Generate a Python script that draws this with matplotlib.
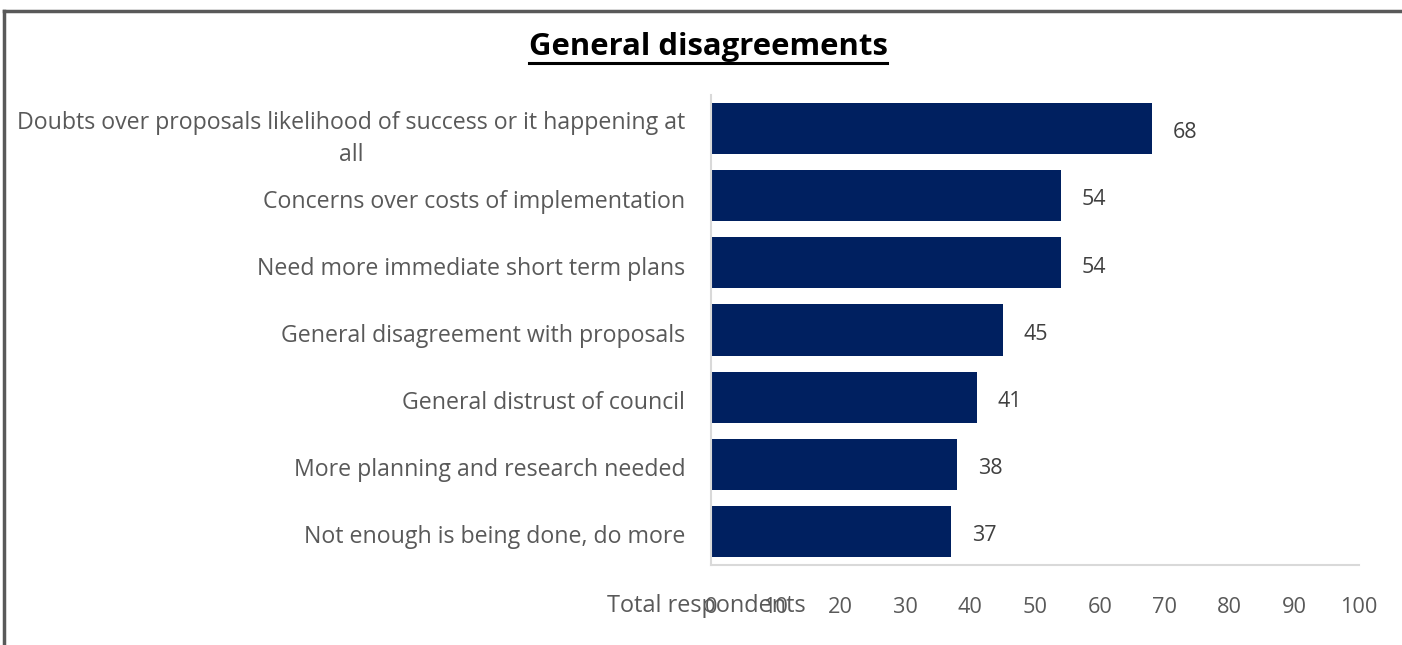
import matplotlib.pyplot as plt
import matplotlib.transforms as mtransforms
from matplotlib.lines import Line2D

categories = [
    "Doubts over proposals likelihood of success or it happening at\nall",
    "Concerns over costs of implementation",
    "Need more immediate short term plans",
    "General disagreement with proposals",
    "General distrust of council",
    "More planning and research needed",
    "Not enough is being done, do more",
]
values = [68, 54, 54, 45, 41, 38, 37]
xticks = [0, 10, 20, 30, 40, 50, 60, 70, 80, 90, 100]

plt.rcParams['font.family'] = ['Open Sans', 'DejaVu Sans']

fig = plt.figure(figsize=(14.02, 6.45), dpi=100)
ax = fig.add_axes([711 / 1402, 1 - 565 / 645, 648 / 1402, 470 / 645])

ypos = list(range(len(categories)))
ax.barh(ypos, values, height=0.76, color='#002060')
for y, v in zip(ypos, values):
    ax.annotate(str(v), (v, y), xytext=(15, -3), textcoords='offset points',
                ha='left', va='center', fontsize=15.5, color='#404040')

ax.set_xlim(0, 100)
ax.set_ylim(6.5, -0.5)
ax.set_xticks(xticks)
ax.set_yticks(ypos)
ax.set_yticklabels(categories, fontsize=16.7, color='#595959',
                   multialignment='center', linespacing=1.45)
ax.tick_params(axis='x', length=0, pad=23, labelsize=15.7, labelcolor='#595959')
ax.tick_params(axis='y', length=0, pad=18.5)
shift = mtransforms.ScaledTranslation(0, -3 / 100, fig.dpi_scale_trans)
for lab in ax.get_yticklabels():
    lab.set_transform(lab.get_transform() + shift)
for s in ['top', 'right']:
    ax.spines[s].set_visible(False)
for s in ['left', 'bottom']:
    ax.spines[s].set_color('#d9d9d9')
    ax.spines[s].set_linewidth(1.5)

fig.text(706 / 1402, 1 - 606 / 645, "Total respondents", ha='center', va='center',
         fontsize=16.9, color='#595959')

# title with underline
title = fig.text(708 / 1402, 1 - 47 / 645, "General disagreements", ha='center',
                 va='center', fontsize=22.4, fontweight='bold', color='black')
fig.canvas.draw()
bb = title.get_window_extent().transformed(fig.transFigure.inverted())
fig.add_artist(Line2D([bb.x0, bb.x1], [1 - 63 / 645] * 2, transform=fig.transFigure,
                      color='black', lw=2.2))

# outer frame (top and left edges)
fig.add_artist(Line2D([4 / 1402, 1], [1 - 11 / 645] * 2, transform=fig.transFigure,
                      color='#595959', lw=2.5))
fig.add_artist(Line2D([4 / 1402] * 2, [0, 1 - 11 / 645], transform=fig.transFigure,
                      color='#595959', lw=2.5))

fig.savefig('out.png', dpi=100)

· · · · · · ·

Challenge: Leave the pictures out and please restate exactly the lines running from the start of the material through the one with "ax = fig.add_axes([711".

Solution to the problem:
Generate a Python script that draws this with matplotlib.
import matplotlib.pyplot as plt
import matplotlib.transforms as mtransforms
from matplotlib.lines import Line2D

categories = [
    "Doubts over proposals likelihood of success or it happening at\nall",
    "Concerns over costs of implementation",
    "Need more immediate short term plans",
    "General disagreement with proposals",
    "General distrust of council",
    "More planning and research needed",
    "Not enough is being done, do more",
]
values = [68, 54, 54, 45, 41, 38, 37]
xticks = [0, 10, 20, 30, 40, 50, 60, 70, 80, 90, 100]

plt.rcParams['font.family'] = ['Open Sans', 'DejaVu Sans']

fig = plt.figure(figsize=(14.02, 6.45), dpi=100)
ax = fig.add_axes([711 / 1402, 1 - 565 / 645, 648 / 1402, 470 / 645])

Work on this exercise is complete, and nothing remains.